• Work to be completed
Repeat the span of the entries below that starts at the line with "Output the Python" and ends at the line with "fig.savefig('out.png', dpi=100)", nothing more. Skip the pictures.

• Source data

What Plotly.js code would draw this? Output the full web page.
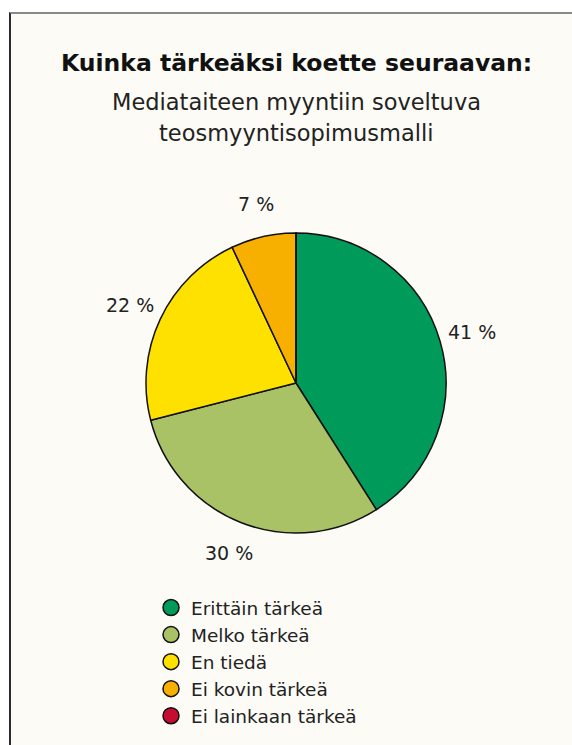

---

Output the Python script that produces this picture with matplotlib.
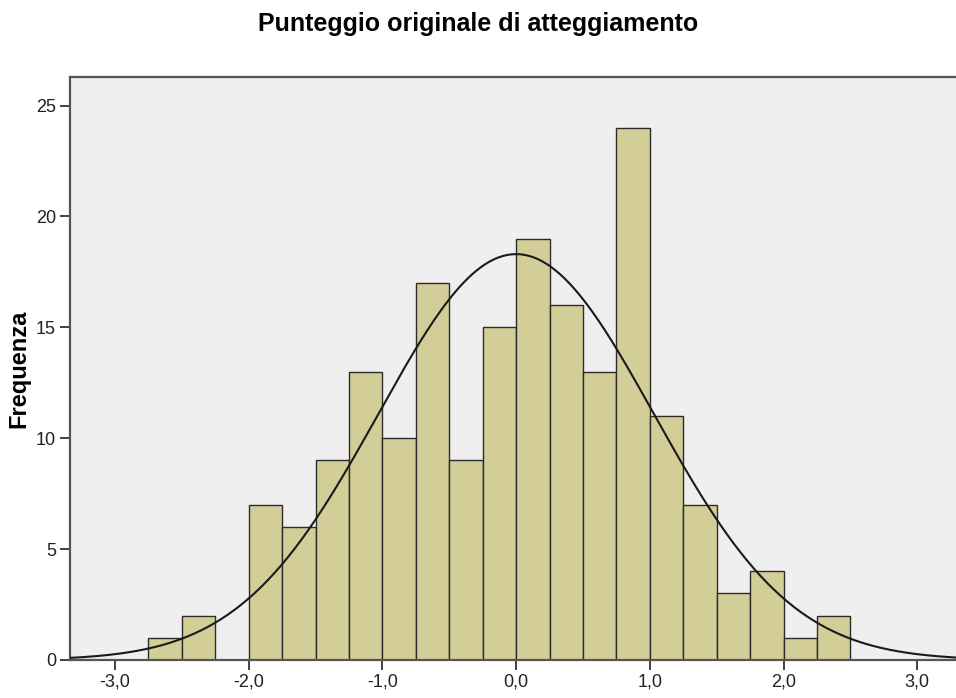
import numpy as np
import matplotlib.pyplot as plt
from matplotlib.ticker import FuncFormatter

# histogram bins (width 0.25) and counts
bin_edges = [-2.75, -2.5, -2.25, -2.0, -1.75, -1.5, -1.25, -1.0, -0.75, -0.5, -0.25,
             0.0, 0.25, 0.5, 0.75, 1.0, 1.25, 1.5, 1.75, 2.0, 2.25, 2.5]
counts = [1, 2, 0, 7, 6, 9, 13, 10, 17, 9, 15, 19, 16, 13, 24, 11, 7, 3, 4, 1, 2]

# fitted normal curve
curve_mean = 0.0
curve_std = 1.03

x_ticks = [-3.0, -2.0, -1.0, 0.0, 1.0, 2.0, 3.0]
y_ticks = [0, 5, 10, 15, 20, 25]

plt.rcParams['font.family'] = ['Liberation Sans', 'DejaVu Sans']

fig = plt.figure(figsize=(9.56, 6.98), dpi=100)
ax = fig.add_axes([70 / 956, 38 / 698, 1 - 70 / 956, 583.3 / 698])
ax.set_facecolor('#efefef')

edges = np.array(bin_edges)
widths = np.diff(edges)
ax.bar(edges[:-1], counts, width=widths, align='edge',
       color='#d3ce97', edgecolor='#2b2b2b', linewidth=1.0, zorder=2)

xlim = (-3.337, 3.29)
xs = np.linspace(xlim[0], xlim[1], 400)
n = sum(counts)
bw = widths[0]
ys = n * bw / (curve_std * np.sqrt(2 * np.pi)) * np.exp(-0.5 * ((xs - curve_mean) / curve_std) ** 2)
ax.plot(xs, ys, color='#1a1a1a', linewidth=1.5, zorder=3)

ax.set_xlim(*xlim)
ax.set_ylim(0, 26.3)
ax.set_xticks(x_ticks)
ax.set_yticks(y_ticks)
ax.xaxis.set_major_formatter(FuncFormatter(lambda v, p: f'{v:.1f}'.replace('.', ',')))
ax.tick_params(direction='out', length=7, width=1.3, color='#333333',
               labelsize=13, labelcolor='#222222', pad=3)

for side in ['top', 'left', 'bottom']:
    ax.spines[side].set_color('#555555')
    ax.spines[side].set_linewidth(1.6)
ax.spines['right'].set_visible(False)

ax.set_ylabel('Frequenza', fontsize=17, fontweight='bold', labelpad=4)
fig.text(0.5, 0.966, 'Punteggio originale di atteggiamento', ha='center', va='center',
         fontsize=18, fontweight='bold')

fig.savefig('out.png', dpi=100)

• Result of this exercise
Output the Python script that produces this picture with matplotlib.
import numpy as np
import matplotlib.pyplot as plt
from matplotlib.ticker import FuncFormatter

# histogram bins (width 0.25) and counts
bin_edges = [-2.75, -2.5, -2.25, -2.0, -1.75, -1.5, -1.25, -1.0, -0.75, -0.5, -0.25,
             0.0, 0.25, 0.5, 0.75, 1.0, 1.25, 1.5, 1.75, 2.0, 2.25, 2.5]
counts = [1, 2, 0, 7, 6, 9, 13, 10, 17, 9, 15, 19, 16, 13, 24, 11, 7, 3, 4, 1, 2]

# fitted normal curve
curve_mean = 0.0
curve_std = 1.03

x_ticks = [-3.0, -2.0, -1.0, 0.0, 1.0, 2.0, 3.0]
y_ticks = [0, 5, 10, 15, 20, 25]

plt.rcParams['font.family'] = ['Liberation Sans', 'DejaVu Sans']

fig = plt.figure(figsize=(9.56, 6.98), dpi=100)
ax = fig.add_axes([70 / 956, 38 / 698, 1 - 70 / 956, 583.3 / 698])
ax.set_facecolor('#efefef')

edges = np.array(bin_edges)
widths = np.diff(edges)
ax.bar(edges[:-1], counts, width=widths, align='edge',
       color='#d3ce97', edgecolor='#2b2b2b', linewidth=1.0, zorder=2)

xlim = (-3.337, 3.29)
xs = np.linspace(xlim[0], xlim[1], 400)
n = sum(counts)
bw = widths[0]
ys = n * bw / (curve_std * np.sqrt(2 * np.pi)) * np.exp(-0.5 * ((xs - curve_mean) / curve_std) ** 2)
ax.plot(xs, ys, color='#1a1a1a', linewidth=1.5, zorder=3)

ax.set_xlim(*xlim)
ax.set_ylim(0, 26.3)
ax.set_xticks(x_ticks)
ax.set_yticks(y_ticks)
ax.xaxis.set_major_formatter(FuncFormatter(lambda v, p: f'{v:.1f}'.replace('.', ',')))
ax.tick_params(direction='out', length=7, width=1.3, color='#333333',
               labelsize=13, labelcolor='#222222', pad=3)

for side in ['top', 'left', 'bottom']:
    ax.spines[side].set_color('#555555')
    ax.spines[side].set_linewidth(1.6)
ax.spines['right'].set_visible(False)

ax.set_ylabel('Frequenza', fontsize=17, fontweight='bold', labelpad=4)
fig.text(0.5, 0.966, 'Punteggio originale di atteggiamento', ha='center', va='center',
         fontsize=18, fontweight='bold')

fig.savefig('out.png', dpi=100)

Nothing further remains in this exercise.